In late August of 2005, Florida and Louisiana states of America were hit by the Katrina hurricane, killing thousands of people, forcing the evacuation of hundreds of thousands of people and US$100 billion was spent to overcome the total cost of damage to the economy.
A state of emergency was announced in these states and appropriate actions were taken in order to fight this natural disaster called “Katrina” that devastated normal life and activities of thousands of people and settlements.
A disaster almost similar to “Katrina” in damage to citizens and economic loss exists in the capital city of Mongolia. Every winter 1.5 million residents of Ulaanbaatar City are poisoned by extremely poisonous smoke and thousands of residents in ger districts or in the vicinity, particularly elders and infants are losing consciousness suffering from carbon monoxide.
The situation is worsening for people in the ger districts cannot find their own yard in the smoky dark streets of winter and even if they do find it they cannot see their home. More than 200 thousand chimneys emit half-combusted coal smoke, polluting the air in such a catastrophic quantity.
Because poor residents of ger district cannot afford to buy coal to heat their gers in winter, they burn used tires of automobile and bricks soaked in used engine oil to heat their gers in cold nights. If you look at the city from the southern mountain in wintertime, you cannot distinguish gers from apartments in a thick dark smoke and dust and people are suffering from asthma and allergy. That is how the world’s most polluted city of Ulaanbaatar looks. The smoke in Ulaanbaatar became not a matter of urgent problem but a matter of disaster.
If a problem exists, it can be discussed and settled. In a disaster, it is settled through continuous efforts and hard work by mobilizing all strengths and resources available. Unfortunately, our city authorities are trying to deal with this by just meeting, discussing and passing a law. It is almost a well-established tendency or practice that Mongolian politicians and city authorities develops hot debate about the city smoke in winter times but forgets about it when it gets warm.

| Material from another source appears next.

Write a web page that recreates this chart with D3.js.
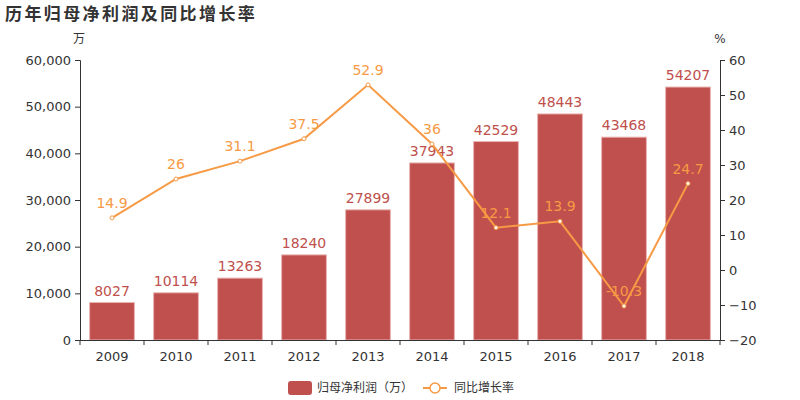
<!DOCTYPE html>
<html><head><meta charset="utf-8">
<script src="https://cdn.jsdelivr.net/npm/d3@7"></script>
<style>body{margin:0;background:#fff;font-family:"DejaVu Sans","Noto Sans CJK SC",sans-serif;}</style>
</head><body><svg id="c" width="800" height="400"></svg>
<script>
const years = ["2009","2010","2011","2012","2013","2014","2015","2016","2017","2018"];
const profit = [8027,10114,13263,18240,27899,37943,42529,48443,43468,54207];
const growth = [14.9,26,31.1,37.5,52.9,36,12.1,13.9,-10.3,24.7];
const leftTicks = [0,10000,20000,30000,40000,50000,60000];
const rightTicks = [-20,-10,0,10,20,30,40,50,60];

const svg = d3.select("#c");
const L=80,R=720,T=60,B=340;
const barColor="#c0504d", lineColor="#f79a45", txt="#333";
const font='"DejaVu Sans","Noto Sans CJK SC",sans-serif';

const x = d3.scaleBand().domain(years).range([L,R]).paddingInner(0.3).paddingOuter(0.15);
const xb = d3.scaleBand().domain(years).range([L,R]);
const yL = d3.scaleLinear().domain([0,60000]).range([B,T]);
const yR = d3.scaleLinear().domain([-20,60]).range([B,T]);

svg.append("text").attr("x",5).attr("y",20).text("历年归母净利润及同比增长率")
  .attr("font-size",17).attr("font-weight","bold").attr("fill",txt).attr("font-family",font).attr("letter-spacing",2.4);
svg.append("text").attr("x",79).attr("y",43).attr("text-anchor","middle").text("万").attr("font-size",12).attr("fill",txt).attr("font-family",font);
svg.append("text").attr("x",720).attr("y",43).attr("text-anchor","middle").text("%").attr("font-size",12).attr("fill",txt).attr("font-family",font);

// bars
svg.selectAll("rect.bar").data(years).enter().append("rect").attr("class","bar")
  .attr("x",d=>x(d)).attr("width",x.bandwidth())
  .attr("y",(d,i)=>yL(profit[i])).attr("height",(d,i)=>B-yL(profit[i]))
  .attr("fill",barColor).attr("stroke","#e8b5b3").attr("stroke-width",1);
svg.selectAll("text.bl").data(years).enter().append("text").attr("class","bl")
  .attr("x",d=>x(d)+x.bandwidth()/2).attr("y",(d,i)=>yL(profit[i])-7)
  .attr("text-anchor","middle").attr("font-size",14).attr("fill",barColor).attr("font-family",font)
  .text((d,i)=>profit[i]);

// axes
const fmt = d3.format(",");
const gl = svg.append("g").attr("transform",`translate(${L},0)`)
  .call(d3.axisLeft(yL).tickValues(leftTicks).tickFormat(fmt).tickSizeOuter(0).tickSize(5).tickPadding(4));
const gr = svg.append("g").attr("transform",`translate(${R},0)`)
  .call(d3.axisRight(yR).tickValues(rightTicks).tickSizeOuter(0).tickSize(5).tickPadding(4));
const gx = svg.append("g").attr("transform",`translate(0,${B})`)
  .call(d3.axisBottom(xb).tickSize(0).tickPadding(12));
// category boundary ticks
const bounds = years.map(d=>xb(d)).concat([R]);
svg.append("g").selectAll("line").data(bounds).enter().append("line")
  .attr("x1",d=>d).attr("x2",d=>d).attr("y1",B).attr("y2",B+5).attr("stroke",txt);
[gl,gr,gx].forEach(g=>{
  g.selectAll("path,line").attr("stroke",txt);
  g.selectAll("text").attr("fill",txt).attr("font-size",13).attr("font-family",font);
});
gx.select("path.domain").attr("d",`M${L},0.5H${R}`);

// line
const pts = years.map((d,i)=>[xb(d)+xb.bandwidth()/2, yR(growth[i])]);
svg.append("path").datum(pts).attr("d",d3.line()).attr("fill","none").attr("stroke",lineColor).attr("stroke-width",2);
svg.selectAll("circle.p").data(pts).enter().append("circle").attr("class","p")
  .attr("cx",d=>d[0]).attr("cy",d=>d[1]).attr("r",2).attr("fill","#fff").attr("stroke",lineColor).attr("stroke-width",1);
svg.selectAll("text.ll").data(pts).enter().append("text").attr("class","ll")
  .attr("x",d=>d[0]).attr("y",d=>d[1]-10).attr("text-anchor","middle")
  .attr("font-size",14).attr("fill",lineColor).attr("font-family",font)
  .text((d,i)=>growth[i]);

// legend
svg.append("rect").attr("x",288).attr("y",381).attr("width",24).attr("height",14).attr("rx",3).attr("fill",barColor);
svg.append("text").attr("x",317).attr("y",392).text("归母净利润（万）").attr("font-size",12).attr("fill",txt).attr("font-family",font);
svg.append("line").attr("x1",423).attr("x2",447).attr("y1",388).attr("y2",388).attr("stroke",lineColor).attr("stroke-width",2);
svg.append("circle").attr("cx",435).attr("cy",388).attr("r",5).attr("fill","#fff").attr("stroke",lineColor).attr("stroke-width",1.5);
svg.append("text").attr("x",454).attr("y",392).text("同比增长率").attr("font-size",12).attr("fill",txt).attr("font-family",font);
</script></body></html>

For instance, last spring a parliament resolution was passed to allocate MNT18.2 trillion for the purpose of implementing so-called “New Reform” in the second half of this year, but nothing was done and nothing was started and politicians are afraid of talking about this.
They continue to spout off about smoke-free coal and “magical” stove and cannot do anything but machinating many billions of tugrugs by supplying heatless but more expensive compressed fuel than ordinary coal, at higher costs. Though both the city mayor and the city parliament continue saying that combating smoke is the first priority and that ger districts must turn into dwelling apartment blocks, in reality they did nothing. Talks about adopting a special law and tax system for the city are not finished after many years and they did nothing but complain. How long should we tolerate these irresponsible politicians who are playing with our lives and health.
A disaster is not settled by market approaches. It can be solved only through efficient use of smart approaches and rapid efforts at any cost. That is the only way for us to fight the Mongolian “Katrina” affecting Ulaanbaatar City.
It is urgent to zero the price of night-time electricity in the ger districts to allow ger residents to use the heating system instead of firing coal to heat their gers; and forbid the consumption of raw coal. Obviously expenses might be high. But apartment dwellers don’t pay for water they used at the real market price, whereas ger district dwellers pay exactly as much as they use. Why cannot ger district dwellers be given some discounts or concessions in terms of electricity payment.
It is not right that it is not the poor residents of ger districts but only the rich and officials benefit from state discounts and concessions. Current and further damages to the population’s health, the reduction of their labor productivity, the loss of time spent for treatment, the psychological damage, the outbound investment made by rich people who becomes like amphibians escaping from polluted city and the migration cost of “waterbirds” altogether make the damage caused by the Mongolian “Katrina” as many billion dollars.
If the damage caused by poisonous smoke were to be measured and compared to the cost required for its solution, then the damage will exceed the cost. Thus, we need to strike a wake-up gong about the Mongolian “Katrina” to fight the air pollution more vigorously.